Bottom line: If liberals don't like a law, they need to deal with it in creative ways or move to amend the constitution (conservatives can do the same on issues that cut against them). However, if procedural and jurisdictional issues are not in question, the liberal position - while perhaps meriting disagreement - doesn't need to be seen as an undue imposition on the people. The gaps between theory and reality, between definitional exactitude and the messiness of public practice, aren't easily resolved in real life. Liberals will tend to want to create the right result, while conservatives will insist on a process faithful to tenets of law.

I suggest that both sides be ready and willing to address the portions of the problem that they have historically and instinctively neglected.

5 comments:

  1. Matt, a couple points: First, obviously you disagree with Turek's conclusion (i.e., gays in the military). I think you did his column a bit of disservice, though, by not acknowledging that the final paragraph or two of his column makes the point that this is simply a matter of Congressional prerogative. His argument is that there is a proper forum to resolve policy questions, and that's the Congress, not the Courts. And this fits the overall theme of what you're discussing. Without commenting on whether the Don't Ask, Don't Tell policy is good policy or bad policy, it's the law of the land (signed by a Democrat President after being passed by a Democrat Congress, FWIW). If the Courts were to invalidate that policy, THAT would be judicial activism.
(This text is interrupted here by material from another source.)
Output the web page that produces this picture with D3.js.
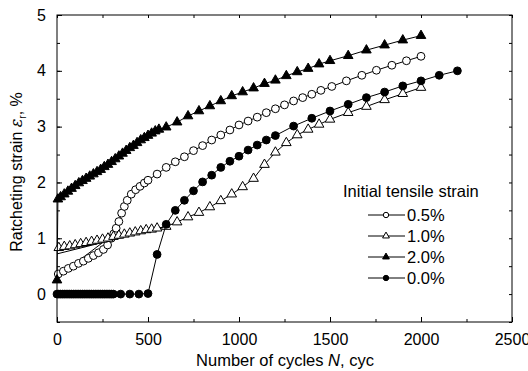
<!DOCTYPE html>
<html>
<head>
<meta charset="utf-8">
<script src="https://cdn.jsdelivr.net/npm/d3@7"></script>
<style>
  body { margin: 0; background: #fff; }
  text { font-family: "Liberation Sans", Arial, sans-serif; fill: #000; }
</style>
</head>
<body>
<script>
var width = 528;
var height = 371;

// data: [cycles N, ratcheting strain %]
var strain05 = [[7,0.36],[35,0.41],[62,0.46],[90,0.50],[118,0.55],[145,0.59],[172,0.64],[200,0.69],[228,0.74],[255,0.80],[278,0.88],[298,1.00],[312,1.08],[325,1.18],[340,1.30],[355,1.45],[370,1.57],[386,1.68],[408,1.79],[432,1.87],[456,1.93],[480,1.99],
  [500,2.04],[550,2.15],[600,2.27],[650,2.37],[700,2.46],[750,2.57],[800,2.66],[850,2.76],[900,2.85],[950,2.94],[1000,3.03],[1050,3.10],[1100,3.17],[1150,3.25],[1200,3.32],[1250,3.39],[1300,3.46],[1350,3.52],[1400,3.58],[1450,3.65],[1510,3.72],[1590,3.82],[1675,3.92],[1755,4.01],[1840,4.10],[1920,4.18],[2000,4.26]];
var link05 = [[0,0.30],[330,1.12]];

var strain10 = [[10,0.83],[40,0.85],[70,0.86],[100,0.88],[130,0.90],[160,0.92],[190,0.94],[220,0.96],[250,0.98],[280,1.00],[310,1.03],[340,1.05],[370,1.07],[400,1.09],[430,1.11],[460,1.13],[490,1.15],[520,1.16],[550,1.18],
  [600,1.21],[660,1.29],[720,1.38],[780,1.46],[840,1.56],[900,1.67],[960,1.79],[1020,1.92],[1080,2.07],[1140,2.32],[1200,2.54],[1260,2.71],[1320,2.85],[1380,2.95],[1440,3.04],[1500,3.13],[1600,3.25],[1700,3.36],[1800,3.48],[1900,3.59],[2000,3.70]];
var link10 = [[0,0.72],[600,1.21]];

var strain20 = [[0,0.25],[5,1.70],[20,1.74],[40,1.79],[60,1.84],[80,1.89],[100,1.94],[120,1.99],[140,2.03],[160,2.07],[180,2.11],[200,2.15],[220,2.19],[240,2.23],[260,2.28],[280,2.32],[300,2.37],[320,2.42],[340,2.47],[360,2.52],[380,2.57],[400,2.62],[420,2.66],[440,2.71],[460,2.76],[480,2.80],[500,2.84],[520,2.88],[540,2.92],[560,2.95],
  [600,2.99],[660,3.08],[720,3.19],[780,3.28],[840,3.37],[900,3.46],[960,3.55],[1020,3.62],[1080,3.69],[1140,3.77],[1200,3.83],[1260,3.91],[1320,3.98],[1380,4.04],[1440,4.12],[1500,4.18],[1600,4.27],[1700,4.37],[1800,4.46],[1900,4.55],[2000,4.63]];

var strain00 = [[0,0],[10,0],[20,0],[30,0],[40,0],[50,0],[60,0],[70,0],[80,0],[90,0],[100,0],[110,0],[120,0],[130,0],[140,0],[150,0],[160,0],[170,0],[180,0],[190,0],[200,0],[210,0],[220,0],[230,0],[240,0],[250,0],[260,0],[270,0],[280,0],[290,0],[300,0],[310,0],
  [350,0],[400,0],[450,0],[500,0.01],[550,0.71],[600,1.25],[650,1.50],[700,1.68],[750,1.85],[800,2.01],[850,2.13],[900,2.27],[950,2.38],[1000,2.47],[1050,2.58],[1100,2.67],[1150,2.76],[1200,2.84],[1300,3.01],[1400,3.15],[1500,3.28],[1600,3.40],[1700,3.52],[1800,3.62],[1900,3.73],[2000,3.82],[2100,3.92],[2200,4.00]];

var legendLabels = ["0.5%", "1.0%", "2.0%", "0.0%"];
var xTicks = [0, 500, 1000, 1500, 2000, 2500];
var yTicks = [0, 1, 2, 3, 4, 5];

var series = [
  { name: legendLabels[0], data: strain05, link: link05, shape: "circle", fill: "#fff" },
  { name: legendLabels[1], data: strain10, link: link10, shape: "triangle", fill: "#fff" },
  { name: legendLabels[2], data: strain20, link: null, shape: "triangle", fill: "#000" },
  { name: legendLabels[3], data: strain00, link: null, shape: "circle", fill: "#000" }
];

var x = d3.scaleLinear().domain([0, 2500]).range([57, 512]);
var y = d3.scaleLinear().domain([-0.5, 5]).range([322, 15]);

var svg = d3.select("body")
  .append("svg")
    .attr("width", width)
    .attr("height", height);

// ticks (inward) on all four sides
function minorX() { return d3.range(0, 2501, 250); }
function minorY() { return d3.range(-0.5, 5.01, 0.5); }

svg.append("g")
    .attr("transform", "translate(0,322)")
    .call(d3.axisBottom(x).tickValues(minorX()).tickSize(-3).tickFormat(""))
    .call(function (g) { g.select(".domain").remove(); });
svg.append("g")
    .attr("transform", "translate(0,322)")
    .call(d3.axisBottom(x).tickValues(xTicks).tickSize(-5).tickPadding(12).tickFormat(d3.format("d")))
    .call(function (g) {
      g.select(".domain").remove();
      g.selectAll("text").attr("font-size", 16).attr("font-family", "Liberation Sans, Arial, sans-serif");
    });
svg.append("g")
    .attr("transform", "translate(0,15)")
    .call(d3.axisTop(x).tickValues(minorX()).tickSize(-3).tickFormat(""))
    .call(function (g) { g.select(".domain").remove(); });

svg.append("g")
    .attr("transform", "translate(57,0)")
    .call(d3.axisLeft(y).tickValues(minorY()).tickSize(-3).tickFormat(""))
    .call(function (g) { g.select(".domain").remove(); });
svg.append("g")
    .attr("transform", "translate(57,0)")
    .call(d3.axisLeft(y).tickValues(yTicks).tickSize(-5).tickPadding(11).tickFormat(d3.format("d")))
    .call(function (g) {
      g.select(".domain").remove();
      g.selectAll("text").attr("font-size", 16).attr("font-family", "Liberation Sans, Arial, sans-serif");
    });
svg.append("g")
    .attr("transform", "translate(512,0)")
    .call(d3.axisRight(y).tickValues(minorY()).tickSize(-3).tickFormat(""))
    .call(function (g) { g.select(".domain").remove(); });

svg.append("rect")
    .attr("x", 57).attr("y", 15)
    .attr("width", 455).attr("height", 307)
    .attr("fill", "none")
    .attr("stroke", "#000")
    .attr("stroke-width", 1);

// axis titles
var xt = svg.append("text")
    .attr("x", 285).attr("y", 366)
    .attr("text-anchor", "middle")
    .attr("font-size", 16.5);
xt.append("tspan").text("Number of cycles ");
xt.append("tspan").attr("font-style", "italic").text("N");
xt.append("tspan").text(", cyc");

var yt = svg.append("text")
    .attr("transform", "translate(22,172) rotate(-90)")
    .attr("text-anchor", "middle")
    .attr("font-size", 16);
yt.append("tspan").text("Ratcheting strain ");
yt.append("tspan").attr("font-style", "italic").attr("font-family", "DejaVu Serif, serif").text("\u03b5");
yt.append("tspan").attr("font-size", 10).attr("dy", 4).text("r");
yt.append("tspan").attr("dy", -4).text(", %");

var line = d3.line()
    .x(function (d) { return x(d[0]); })
    .y(function (d) { return y(d[1]); });

function drawMark(sel, s, size) {
  if (s.shape === "circle") {
    sel.append("circle").attr("r", size === "big" ? 3.9 : 2.7);
  } else {
    sel.append("path").attr("d", d3.symbol().type(d3.symbolTriangle).size(size === "big" ? 40 : 20)());
  }
  sel.selectAll("circle, path")
      .attr("fill", s.fill)
      .attr("stroke", "#000")
      .attr("stroke-width", 1);
}

series.forEach(function (s) {
  var g = svg.append("g");
  if (s.link) {
    g.append("path")
        .datum(s.link)
        .attr("d", line)
        .attr("fill", "none")
        .attr("stroke", "#000")
        .attr("stroke-width", 1);
  }
  g.append("path")
      .datum(s.data)
      .attr("d", line)
      .attr("fill", "none")
      .attr("stroke", "#000")
      .attr("stroke-width", 1);
  g.selectAll("g.pt")
      .data(s.data)
    .enter().append("g")
      .attr("class", "pt")
      .attr("transform", function (d) { return "translate(" + x(d[0]) + "," + y(d[1]) + ")"; })
      .each(function () { drawMark(d3.select(this), s, "big"); });
});

// legend
var legend = svg.append("g");
legend.append("text")
    .attr("x", 343).attr("y", 197)
    .attr("font-size", 16.5)
    .text("Initial tensile strain");

series.forEach(function (s, i) {
  var cy = 215 + i * 21;
  var row = legend.append("g").attr("transform", "translate(0," + cy + ")");
  row.append("line")
      .attr("x1", 368).attr("x2", 405)
      .attr("y1", 0).attr("y2", 0)
      .attr("stroke", "#000")
      .attr("stroke-width", 1);
  var m = row.append("g").attr("transform", "translate(386,0)");
  drawMark(m, s, "small");
  row.append("text")
      .attr("x", 407).attr("y", 6)
      .attr("font-size", 16.5)
      .text(s.name);
});
</script>
</body>
</html>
There is a proper forum for policy decisions, and that is the Legislative branch, not the Judicial branch.

    Second point: the death penalty. I am personally opposed to the Death Penalty. Many conservatives are not, but this is where my Libertarian streak comes in. I don't like the Government having the power over a person's life. As a Christian, I don't believe we should take a life unnecessarily, though I acknowledge the argument that the Old Testament authorized the death penalty. I'm not unsympathetic to my friends who think that capital punishment is a good idea, but I'd prefer as a matter of policy for individual states to move away from it through legislative action, as some states have done recently (Illinois, New Mexico, and New Jersey, I believe, without looking it up.)

    But I would suggest that you are DEAD WRONG that the Courts should invalidate the death penalty under the 8th Amendment. Again, this is a policy decision. The framers were clear that the death penalty was Constitutional, and the 8th Amendment did nothing to change that, which is obvious because the death penalty was used immediately after the raticiation of the Bill of Rights all the way up to when the activist Warren Court (I believe) declared it unconstitional. Furthermore, the 5th Amendment, passed at the same time as the 8th, implicitly authorizes the death penalty by stating that no one may be deprived of LIFE, liberty, or property without due process. Clearly, life could be deprived WITH due process. It's an egregious misreading of the Constitution and history to suggest that the 8th Amendment prohibits the death penalty. This is exactly the sort of judicial activism that drives conservatives and libertarians crazy. It doesn't respect the process that was so clearly and brilliantly laid out in the Constitution. Policy decisions are to be made by the Legislative branch. More specifically, with the exception of federal crimes (where the death penalty is spefically allowed for treason, I believe), the death penalty is a matter for each of the Several States to decide. Not the courts, and not the federal government.

    I hope we soon reach a day when there are no executions in the US. I hope that day does not come by judicial fiat, though.

    Thanks for your thoughtful post.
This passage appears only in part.